Author: Tom O'Gorman
Date: 15th May 2012

We're frequently told that the introduction of same-sex marriage is inevitable because young people overwhelmingly support it.

As older, more traditional voters die, so the reasoning goes, younger voters will take over. As they tend to be far more supportive of same-sex marriage, and will either vote in politicians to pass such laws or vote for same-sex marriage in referrenda.

However, according to this blog by Daniel and Lazar Berman at the American Enterprise Institute there might be a wrinkle in this apparently straightforward thesis.

It cites exit poll data from the recent North Carolina vote on same-sex marriage.

Polls in advance of the referendum showed that those aged 18-29 were against inserting the traditional definition of marriage into North Carolina's state constitution by 51pc to 36pc, a 15pc gap.

But in the vote itself, voters in this age bracket only opposed the measure by two percent, 51pc to 49pc.

As the authors put it: “If 18- to 30-year-old voters did in fact split almost evenly on Amendment One, this casts some doubt on the theory that gay marriage will ride to acceptance due to overwhelmingly supportive young voters.

“While young voters do seem more supportive of gay marriage, and support increases the younger the demographic in question, the operative word is supportive. Only moderately in favor of gay marriage themselves, young North Carolinians were in no position to outvote their older neighbors.

“In fact, even if nobody over age 45 had voted......., the amendment still would have passed by around 8 percentage points, according to the adjusted data above.
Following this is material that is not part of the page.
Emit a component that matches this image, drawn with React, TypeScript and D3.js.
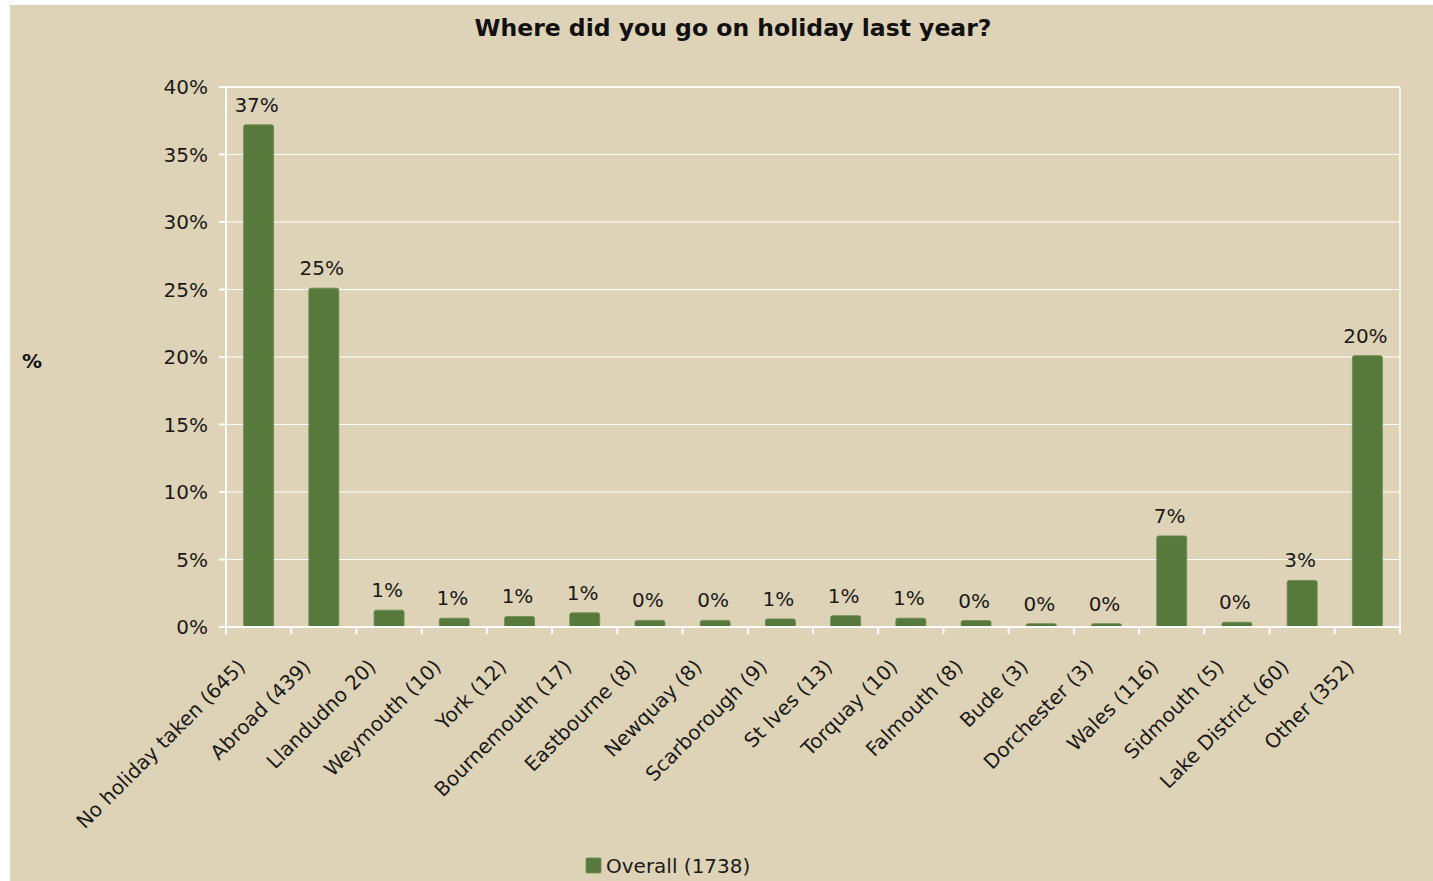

“Therefore, any strategy of waiting for demographics to realise the maximalist position of gay marriage advocates across the country looks to be, at the very least, a lengthy endeavor.

“States on the margins, like California and Washington, where initial bans commanded marginal majorities, might support gay marriage in the near future. But on a wider scale, movement on the issue, though real, is likely to be far too slow to bring about dramatic change nationally anytime soon.”

Of course, it will be pointed out that North Carolina is a relatively conservative state even though it voted for Obama in 2008. In more liberal states support among young people for same-sex marriage would be bigger. That is true.

However, what the result of the referendum shows, yet again, is that once people – including young people – begin to hear the arguments in favour of man/woman marriage for the first time they start to flock in the direction of those arguments.